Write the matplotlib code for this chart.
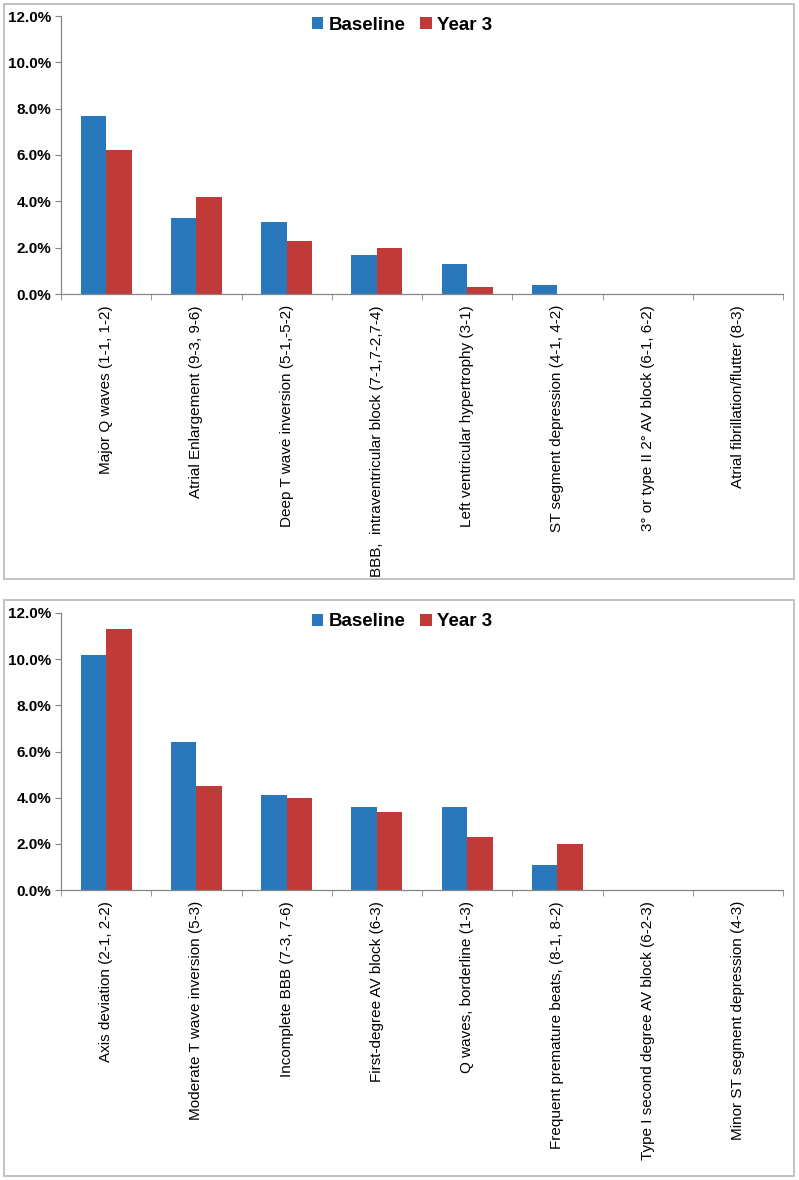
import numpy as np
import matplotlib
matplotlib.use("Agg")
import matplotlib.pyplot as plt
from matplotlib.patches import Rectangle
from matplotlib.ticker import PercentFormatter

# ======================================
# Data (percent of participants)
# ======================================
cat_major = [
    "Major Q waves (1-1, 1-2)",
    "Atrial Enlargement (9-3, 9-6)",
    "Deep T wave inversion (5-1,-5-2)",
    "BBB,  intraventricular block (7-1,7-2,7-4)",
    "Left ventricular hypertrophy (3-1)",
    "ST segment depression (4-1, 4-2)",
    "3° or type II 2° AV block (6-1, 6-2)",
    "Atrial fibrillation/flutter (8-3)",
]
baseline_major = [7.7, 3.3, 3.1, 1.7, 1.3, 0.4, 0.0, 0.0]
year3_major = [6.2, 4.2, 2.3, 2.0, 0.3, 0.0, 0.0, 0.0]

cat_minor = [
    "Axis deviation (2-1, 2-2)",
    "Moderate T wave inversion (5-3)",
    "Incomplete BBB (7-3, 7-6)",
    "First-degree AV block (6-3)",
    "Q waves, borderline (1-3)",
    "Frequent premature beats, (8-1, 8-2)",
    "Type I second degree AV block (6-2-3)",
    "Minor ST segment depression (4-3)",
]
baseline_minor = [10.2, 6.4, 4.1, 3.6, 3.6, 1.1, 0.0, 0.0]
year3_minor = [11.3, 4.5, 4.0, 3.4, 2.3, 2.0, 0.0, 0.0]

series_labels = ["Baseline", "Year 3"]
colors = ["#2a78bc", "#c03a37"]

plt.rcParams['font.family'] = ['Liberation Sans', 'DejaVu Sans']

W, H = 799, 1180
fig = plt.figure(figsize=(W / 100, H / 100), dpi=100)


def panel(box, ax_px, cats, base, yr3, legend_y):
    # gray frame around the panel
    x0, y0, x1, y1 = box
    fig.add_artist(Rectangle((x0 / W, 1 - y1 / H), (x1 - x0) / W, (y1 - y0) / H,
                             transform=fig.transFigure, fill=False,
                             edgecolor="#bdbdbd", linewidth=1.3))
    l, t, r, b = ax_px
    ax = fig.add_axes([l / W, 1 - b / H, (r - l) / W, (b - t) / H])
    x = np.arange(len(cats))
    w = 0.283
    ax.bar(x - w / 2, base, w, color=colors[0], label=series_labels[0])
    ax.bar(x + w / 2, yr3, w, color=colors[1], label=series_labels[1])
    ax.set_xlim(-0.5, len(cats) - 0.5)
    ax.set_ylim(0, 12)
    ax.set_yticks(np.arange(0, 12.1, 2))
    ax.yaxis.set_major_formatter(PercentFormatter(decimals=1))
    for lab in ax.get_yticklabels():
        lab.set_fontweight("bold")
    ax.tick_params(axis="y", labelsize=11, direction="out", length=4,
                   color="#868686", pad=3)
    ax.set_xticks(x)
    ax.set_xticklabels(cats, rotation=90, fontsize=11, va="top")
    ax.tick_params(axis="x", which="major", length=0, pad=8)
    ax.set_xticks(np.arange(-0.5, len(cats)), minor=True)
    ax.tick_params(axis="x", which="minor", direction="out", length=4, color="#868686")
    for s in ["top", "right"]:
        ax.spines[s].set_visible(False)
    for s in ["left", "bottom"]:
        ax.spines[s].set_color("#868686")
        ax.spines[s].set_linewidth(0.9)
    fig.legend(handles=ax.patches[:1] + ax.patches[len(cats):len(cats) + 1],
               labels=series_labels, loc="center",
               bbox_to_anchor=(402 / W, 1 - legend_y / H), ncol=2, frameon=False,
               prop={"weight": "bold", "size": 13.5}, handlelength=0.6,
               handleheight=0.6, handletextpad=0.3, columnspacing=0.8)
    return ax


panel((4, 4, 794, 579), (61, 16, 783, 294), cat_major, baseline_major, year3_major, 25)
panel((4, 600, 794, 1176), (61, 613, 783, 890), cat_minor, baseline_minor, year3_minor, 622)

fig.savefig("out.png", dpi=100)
________________
### Given task
Word for word, quote the lines above. Omit the pictures.

### Response to this exercise
Write the matplotlib code for this chart.
import numpy as np
import matplotlib
matplotlib.use("Agg")
import matplotlib.pyplot as plt
from matplotlib.patches import Rectangle
from matplotlib.ticker import PercentFormatter

# ======================================
# Data (percent of participants)
# ======================================
cat_major = [
    "Major Q waves (1-1, 1-2)",
    "Atrial Enlargement (9-3, 9-6)",
    "Deep T wave inversion (5-1,-5-2)",
    "BBB,  intraventricular block (7-1,7-2,7-4)",
    "Left ventricular hypertrophy (3-1)",
    "ST segment depression (4-1, 4-2)",
    "3° or type II 2° AV block (6-1, 6-2)",
    "Atrial fibrillation/flutter (8-3)",
]
baseline_major = [7.7, 3.3, 3.1, 1.7, 1.3, 0.4, 0.0, 0.0]
year3_major = [6.2, 4.2, 2.3, 2.0, 0.3, 0.0, 0.0, 0.0]

cat_minor = [
    "Axis deviation (2-1, 2-2)",
    "Moderate T wave inversion (5-3)",
    "Incomplete BBB (7-3, 7-6)",
    "First-degree AV block (6-3)",
    "Q waves, borderline (1-3)",
    "Frequent premature beats, (8-1, 8-2)",
    "Type I second degree AV block (6-2-3)",
    "Minor ST segment depression (4-3)",
]
baseline_minor = [10.2, 6.4, 4.1, 3.6, 3.6, 1.1, 0.0, 0.0]
year3_minor = [11.3, 4.5, 4.0, 3.4, 2.3, 2.0, 0.0, 0.0]

series_labels = ["Baseline", "Year 3"]
colors = ["#2a78bc", "#c03a37"]

plt.rcParams['font.family'] = ['Liberation Sans', 'DejaVu Sans']

W, H = 799, 1180
fig = plt.figure(figsize=(W / 100, H / 100), dpi=100)


def panel(box, ax_px, cats, base, yr3, legend_y):
    # gray frame around the panel
    x0, y0, x1, y1 = box
    fig.add_artist(Rectangle((x0 / W, 1 - y1 / H), (x1 - x0) / W, (y1 - y0) / H,
                             transform=fig.transFigure, fill=False,
                             edgecolor="#bdbdbd", linewidth=1.3))
    l, t, r, b = ax_px
    ax = fig.add_axes([l / W, 1 - b / H, (r - l) / W, (b - t) / H])
    x = np.arange(len(cats))
    w = 0.283
    ax.bar(x - w / 2, base, w, color=colors[0], label=series_labels[0])
    ax.bar(x + w / 2, yr3, w, color=colors[1], label=series_labels[1])
    ax.set_xlim(-0.5, len(cats) - 0.5)
    ax.set_ylim(0, 12)
    ax.set_yticks(np.arange(0, 12.1, 2))
    ax.yaxis.set_major_formatter(PercentFormatter(decimals=1))
    for lab in ax.get_yticklabels():
        lab.set_fontweight("bold")
    ax.tick_params(axis="y", labelsize=11, direction="out", length=4,
                   color="#868686", pad=3)
    ax.set_xticks(x)
    ax.set_xticklabels(cats, rotation=90, fontsize=11, va="top")
    ax.tick_params(axis="x", which="major", length=0, pad=8)
    ax.set_xticks(np.arange(-0.5, len(cats)), minor=True)
    ax.tick_params(axis="x", which="minor", direction="out", length=4, color="#868686")
    for s in ["top", "right"]:
        ax.spines[s].set_visible(False)
    for s in ["left", "bottom"]:
        ax.spines[s].set_color("#868686")
        ax.spines[s].set_linewidth(0.9)
    fig.legend(handles=ax.patches[:1] + ax.patches[len(cats):len(cats) + 1],
               labels=series_labels, loc="center",
               bbox_to_anchor=(402 / W, 1 - legend_y / H), ncol=2, frameon=False,
               prop={"weight": "bold", "size": 13.5}, handlelength=0.6,
               handleheight=0.6, handletextpad=0.3, columnspacing=0.8)
    return ax


panel((4, 4, 794, 579), (61, 16, 783, 294), cat_major, baseline_major, year3_major, 25)
panel((4, 600, 794, 1176), (61, 613, 783, 890), cat_minor, baseline_minor, year3_minor, 622)

fig.savefig("out.png", dpi=100)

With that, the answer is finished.